[Source code of charts]
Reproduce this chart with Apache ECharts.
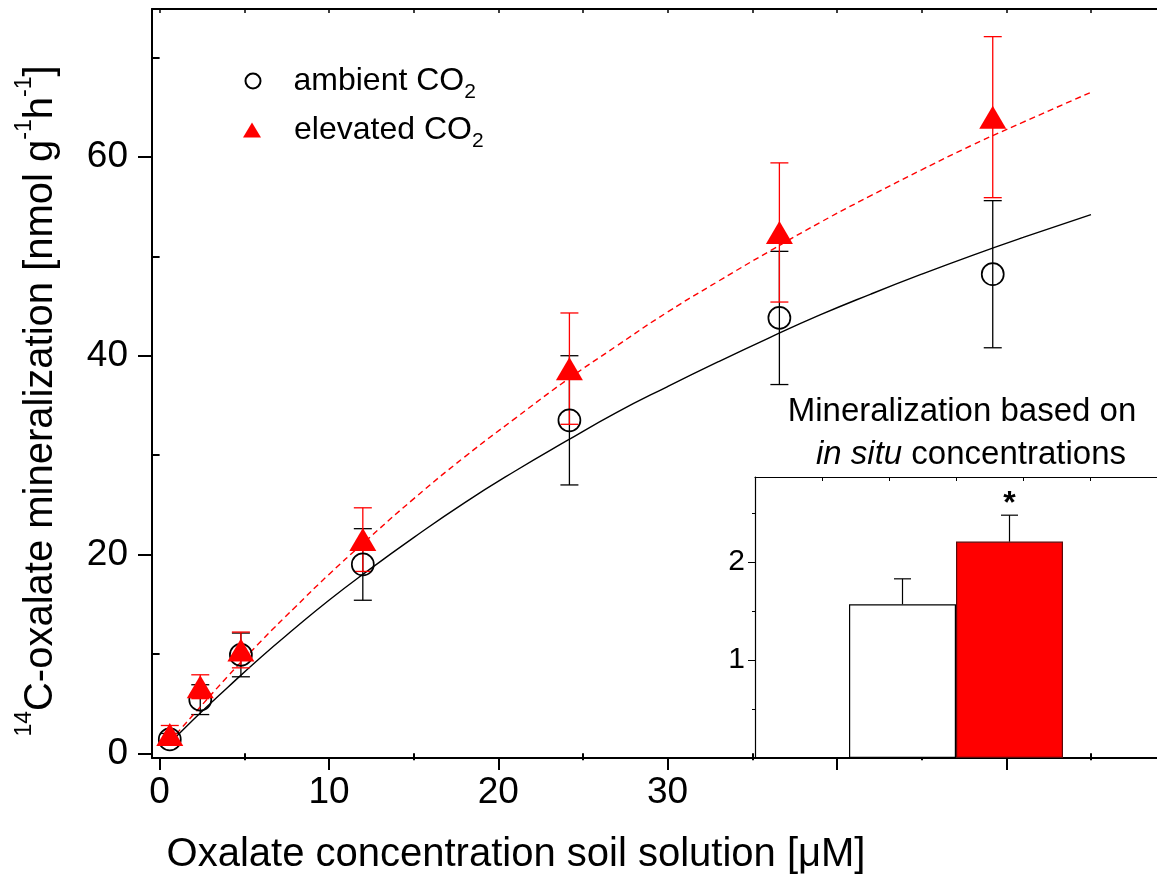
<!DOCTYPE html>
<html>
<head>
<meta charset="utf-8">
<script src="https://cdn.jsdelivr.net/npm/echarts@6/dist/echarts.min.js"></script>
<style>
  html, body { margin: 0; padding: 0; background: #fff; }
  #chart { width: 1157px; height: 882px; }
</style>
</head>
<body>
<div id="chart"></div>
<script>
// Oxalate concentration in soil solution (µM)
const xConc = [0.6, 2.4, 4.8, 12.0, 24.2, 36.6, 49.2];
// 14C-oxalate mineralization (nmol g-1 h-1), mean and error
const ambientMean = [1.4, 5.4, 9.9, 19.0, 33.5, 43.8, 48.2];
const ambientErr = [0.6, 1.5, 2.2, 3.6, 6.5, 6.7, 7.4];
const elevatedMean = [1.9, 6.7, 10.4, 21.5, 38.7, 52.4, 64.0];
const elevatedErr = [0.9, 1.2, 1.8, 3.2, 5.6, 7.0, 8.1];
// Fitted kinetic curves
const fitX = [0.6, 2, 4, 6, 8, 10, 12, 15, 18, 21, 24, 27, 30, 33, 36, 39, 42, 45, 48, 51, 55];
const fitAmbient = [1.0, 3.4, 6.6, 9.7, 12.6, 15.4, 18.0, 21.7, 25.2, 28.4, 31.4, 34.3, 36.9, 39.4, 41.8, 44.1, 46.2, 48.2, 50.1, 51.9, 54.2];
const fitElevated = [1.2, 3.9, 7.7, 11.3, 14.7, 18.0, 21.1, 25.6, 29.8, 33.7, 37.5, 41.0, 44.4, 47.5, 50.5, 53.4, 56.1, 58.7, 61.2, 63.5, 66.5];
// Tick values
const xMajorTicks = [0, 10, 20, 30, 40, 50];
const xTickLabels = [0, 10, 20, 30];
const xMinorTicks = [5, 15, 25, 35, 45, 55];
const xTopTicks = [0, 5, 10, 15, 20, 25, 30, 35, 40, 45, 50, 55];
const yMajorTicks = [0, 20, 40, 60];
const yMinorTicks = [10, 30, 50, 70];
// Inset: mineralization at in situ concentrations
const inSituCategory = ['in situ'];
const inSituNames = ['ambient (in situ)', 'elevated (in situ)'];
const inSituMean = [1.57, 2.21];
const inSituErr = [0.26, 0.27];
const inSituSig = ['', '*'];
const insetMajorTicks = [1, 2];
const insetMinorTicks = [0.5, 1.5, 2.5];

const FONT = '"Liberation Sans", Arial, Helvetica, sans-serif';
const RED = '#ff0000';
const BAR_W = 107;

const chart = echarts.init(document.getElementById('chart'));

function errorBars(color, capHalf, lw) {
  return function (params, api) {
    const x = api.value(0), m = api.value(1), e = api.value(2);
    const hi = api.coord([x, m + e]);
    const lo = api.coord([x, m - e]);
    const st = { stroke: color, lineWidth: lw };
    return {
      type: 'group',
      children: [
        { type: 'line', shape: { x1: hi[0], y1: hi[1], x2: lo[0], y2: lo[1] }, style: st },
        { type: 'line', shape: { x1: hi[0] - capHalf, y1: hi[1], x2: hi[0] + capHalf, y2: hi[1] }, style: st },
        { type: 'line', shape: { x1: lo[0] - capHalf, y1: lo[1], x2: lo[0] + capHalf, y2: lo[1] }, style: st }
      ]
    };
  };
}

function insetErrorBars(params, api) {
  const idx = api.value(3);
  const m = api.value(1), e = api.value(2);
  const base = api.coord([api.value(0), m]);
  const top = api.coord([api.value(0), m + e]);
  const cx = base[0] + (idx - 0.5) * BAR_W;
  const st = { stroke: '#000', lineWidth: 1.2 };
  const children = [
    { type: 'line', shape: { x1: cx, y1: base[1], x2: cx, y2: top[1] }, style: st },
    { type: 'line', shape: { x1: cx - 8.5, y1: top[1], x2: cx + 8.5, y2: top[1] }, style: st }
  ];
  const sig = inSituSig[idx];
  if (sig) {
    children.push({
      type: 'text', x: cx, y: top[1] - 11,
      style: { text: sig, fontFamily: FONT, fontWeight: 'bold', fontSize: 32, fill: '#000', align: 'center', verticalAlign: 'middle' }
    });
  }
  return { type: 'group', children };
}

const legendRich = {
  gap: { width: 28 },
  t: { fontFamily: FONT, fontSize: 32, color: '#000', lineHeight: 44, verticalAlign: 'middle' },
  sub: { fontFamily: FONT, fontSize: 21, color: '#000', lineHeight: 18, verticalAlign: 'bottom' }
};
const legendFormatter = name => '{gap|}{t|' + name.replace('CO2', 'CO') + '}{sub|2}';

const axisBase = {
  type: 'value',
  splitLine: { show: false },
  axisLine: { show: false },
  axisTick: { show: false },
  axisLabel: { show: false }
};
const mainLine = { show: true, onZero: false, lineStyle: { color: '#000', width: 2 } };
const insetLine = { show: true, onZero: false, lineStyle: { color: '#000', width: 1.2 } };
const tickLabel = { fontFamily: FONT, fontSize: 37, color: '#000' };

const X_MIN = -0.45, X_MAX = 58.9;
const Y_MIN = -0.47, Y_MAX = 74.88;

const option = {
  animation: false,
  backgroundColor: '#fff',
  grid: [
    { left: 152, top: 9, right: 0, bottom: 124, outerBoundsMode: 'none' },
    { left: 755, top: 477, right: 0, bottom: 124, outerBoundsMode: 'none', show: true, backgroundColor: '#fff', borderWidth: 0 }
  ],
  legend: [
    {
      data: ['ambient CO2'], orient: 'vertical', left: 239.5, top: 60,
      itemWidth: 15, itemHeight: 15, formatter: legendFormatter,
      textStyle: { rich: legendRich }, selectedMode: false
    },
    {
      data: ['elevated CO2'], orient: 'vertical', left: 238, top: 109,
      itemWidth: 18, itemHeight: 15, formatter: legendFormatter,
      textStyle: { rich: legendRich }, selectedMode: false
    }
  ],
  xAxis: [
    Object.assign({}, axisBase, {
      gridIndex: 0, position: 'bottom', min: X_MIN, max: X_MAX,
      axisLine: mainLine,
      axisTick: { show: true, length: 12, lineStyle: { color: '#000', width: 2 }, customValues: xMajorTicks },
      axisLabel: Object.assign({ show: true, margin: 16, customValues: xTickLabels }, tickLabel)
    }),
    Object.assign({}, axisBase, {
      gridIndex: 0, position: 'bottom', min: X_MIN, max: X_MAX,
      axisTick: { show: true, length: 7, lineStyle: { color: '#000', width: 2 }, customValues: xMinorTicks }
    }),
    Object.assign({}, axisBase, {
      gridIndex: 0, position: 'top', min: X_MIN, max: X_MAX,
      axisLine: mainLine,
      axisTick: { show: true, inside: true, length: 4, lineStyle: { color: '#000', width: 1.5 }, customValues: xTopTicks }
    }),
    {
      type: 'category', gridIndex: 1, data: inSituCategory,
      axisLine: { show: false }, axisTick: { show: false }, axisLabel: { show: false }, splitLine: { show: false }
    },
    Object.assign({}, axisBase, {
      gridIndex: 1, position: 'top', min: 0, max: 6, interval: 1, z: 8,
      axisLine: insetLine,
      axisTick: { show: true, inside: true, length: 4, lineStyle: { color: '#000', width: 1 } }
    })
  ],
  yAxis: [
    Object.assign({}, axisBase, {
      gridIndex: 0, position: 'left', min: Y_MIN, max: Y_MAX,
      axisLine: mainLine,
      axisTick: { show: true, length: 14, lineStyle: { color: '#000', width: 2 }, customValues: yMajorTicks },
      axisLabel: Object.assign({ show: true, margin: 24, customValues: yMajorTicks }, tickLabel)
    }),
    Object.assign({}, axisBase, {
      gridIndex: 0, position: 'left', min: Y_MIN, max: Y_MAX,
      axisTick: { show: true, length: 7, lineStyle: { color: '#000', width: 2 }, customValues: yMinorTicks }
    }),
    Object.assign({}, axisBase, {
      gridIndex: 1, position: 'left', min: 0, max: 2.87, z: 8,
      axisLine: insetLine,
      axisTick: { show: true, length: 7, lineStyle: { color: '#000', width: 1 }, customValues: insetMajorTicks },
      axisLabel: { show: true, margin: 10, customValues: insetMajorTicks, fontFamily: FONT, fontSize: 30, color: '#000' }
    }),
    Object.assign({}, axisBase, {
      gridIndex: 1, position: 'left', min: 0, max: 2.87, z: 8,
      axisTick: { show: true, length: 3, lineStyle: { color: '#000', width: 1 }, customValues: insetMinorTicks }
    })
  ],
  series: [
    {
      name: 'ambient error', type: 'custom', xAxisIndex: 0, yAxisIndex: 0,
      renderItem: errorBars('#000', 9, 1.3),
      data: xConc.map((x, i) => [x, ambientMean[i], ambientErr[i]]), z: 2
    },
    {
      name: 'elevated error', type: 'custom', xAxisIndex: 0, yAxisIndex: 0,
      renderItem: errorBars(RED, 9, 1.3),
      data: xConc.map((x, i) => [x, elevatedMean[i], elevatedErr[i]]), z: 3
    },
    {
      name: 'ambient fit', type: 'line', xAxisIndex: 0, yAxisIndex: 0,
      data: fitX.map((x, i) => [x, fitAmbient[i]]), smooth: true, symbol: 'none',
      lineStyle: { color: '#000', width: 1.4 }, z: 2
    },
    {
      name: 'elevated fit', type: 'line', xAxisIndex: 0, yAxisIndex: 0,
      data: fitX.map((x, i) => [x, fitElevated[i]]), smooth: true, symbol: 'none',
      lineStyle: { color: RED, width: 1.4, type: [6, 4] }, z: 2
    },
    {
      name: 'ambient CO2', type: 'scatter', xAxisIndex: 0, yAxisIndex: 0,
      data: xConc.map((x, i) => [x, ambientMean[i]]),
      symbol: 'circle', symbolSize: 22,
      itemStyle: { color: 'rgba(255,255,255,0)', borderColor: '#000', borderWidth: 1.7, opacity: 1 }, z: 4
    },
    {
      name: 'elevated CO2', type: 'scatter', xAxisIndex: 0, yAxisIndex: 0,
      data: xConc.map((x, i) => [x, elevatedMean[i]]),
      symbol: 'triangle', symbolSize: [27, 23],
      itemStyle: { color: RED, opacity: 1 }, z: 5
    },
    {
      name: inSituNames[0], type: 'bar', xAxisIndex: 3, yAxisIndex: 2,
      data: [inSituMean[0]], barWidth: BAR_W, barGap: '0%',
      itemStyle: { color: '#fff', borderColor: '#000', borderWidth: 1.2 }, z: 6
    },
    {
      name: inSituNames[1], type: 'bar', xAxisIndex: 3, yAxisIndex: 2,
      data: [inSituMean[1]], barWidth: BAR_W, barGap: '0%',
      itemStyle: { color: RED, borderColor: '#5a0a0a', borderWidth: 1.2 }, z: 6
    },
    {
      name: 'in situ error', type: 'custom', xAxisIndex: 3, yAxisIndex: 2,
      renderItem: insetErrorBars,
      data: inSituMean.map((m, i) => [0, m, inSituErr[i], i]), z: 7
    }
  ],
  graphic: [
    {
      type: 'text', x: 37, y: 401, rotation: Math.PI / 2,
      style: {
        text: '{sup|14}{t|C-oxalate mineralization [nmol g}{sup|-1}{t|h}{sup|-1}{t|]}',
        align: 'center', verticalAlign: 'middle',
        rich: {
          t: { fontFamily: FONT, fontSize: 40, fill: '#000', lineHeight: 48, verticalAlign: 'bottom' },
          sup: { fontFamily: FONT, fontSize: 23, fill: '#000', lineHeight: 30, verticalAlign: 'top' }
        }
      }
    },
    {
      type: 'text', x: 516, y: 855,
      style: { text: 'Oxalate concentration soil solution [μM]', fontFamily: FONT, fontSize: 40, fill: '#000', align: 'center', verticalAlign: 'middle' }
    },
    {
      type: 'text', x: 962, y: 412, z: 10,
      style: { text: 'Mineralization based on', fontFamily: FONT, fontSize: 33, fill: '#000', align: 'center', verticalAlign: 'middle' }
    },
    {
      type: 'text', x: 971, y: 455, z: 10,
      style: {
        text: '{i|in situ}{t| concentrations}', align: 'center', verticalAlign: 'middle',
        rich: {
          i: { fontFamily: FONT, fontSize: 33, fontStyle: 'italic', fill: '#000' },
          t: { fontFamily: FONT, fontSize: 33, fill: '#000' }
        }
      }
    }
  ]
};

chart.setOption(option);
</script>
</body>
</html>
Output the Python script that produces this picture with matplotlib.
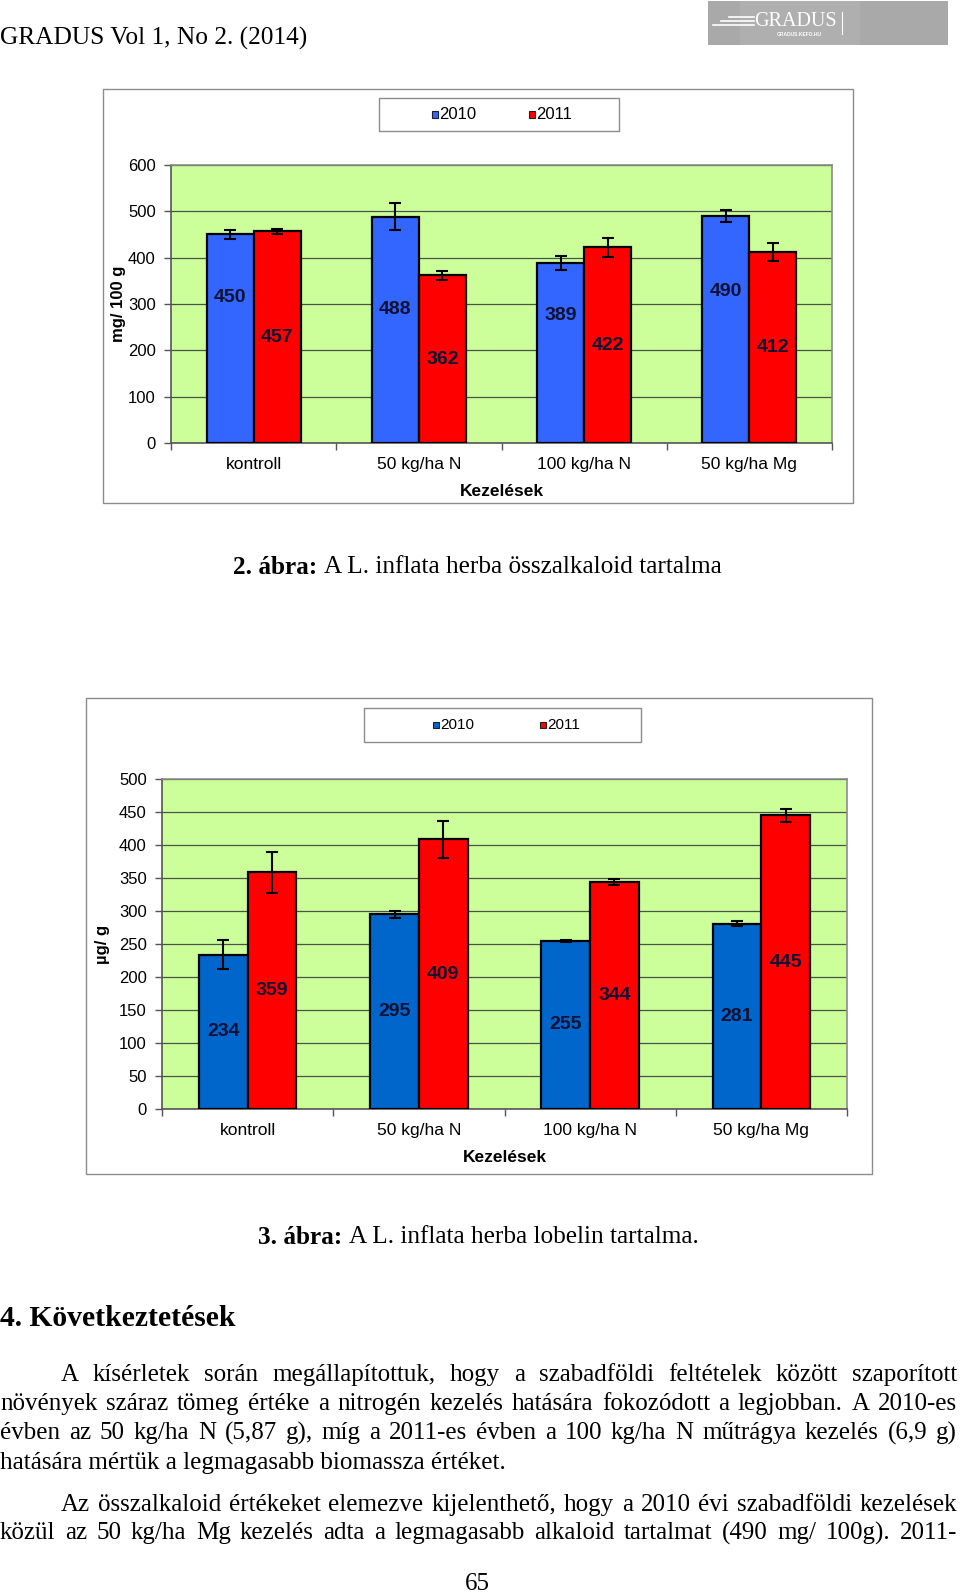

§ Exercise description: For this exercise, gather every line of the data that contains the word "with".

§ Worked solution:
Reproduce this chart with Apache ECharts.
Output the Python script that produces this picture with matplotlib.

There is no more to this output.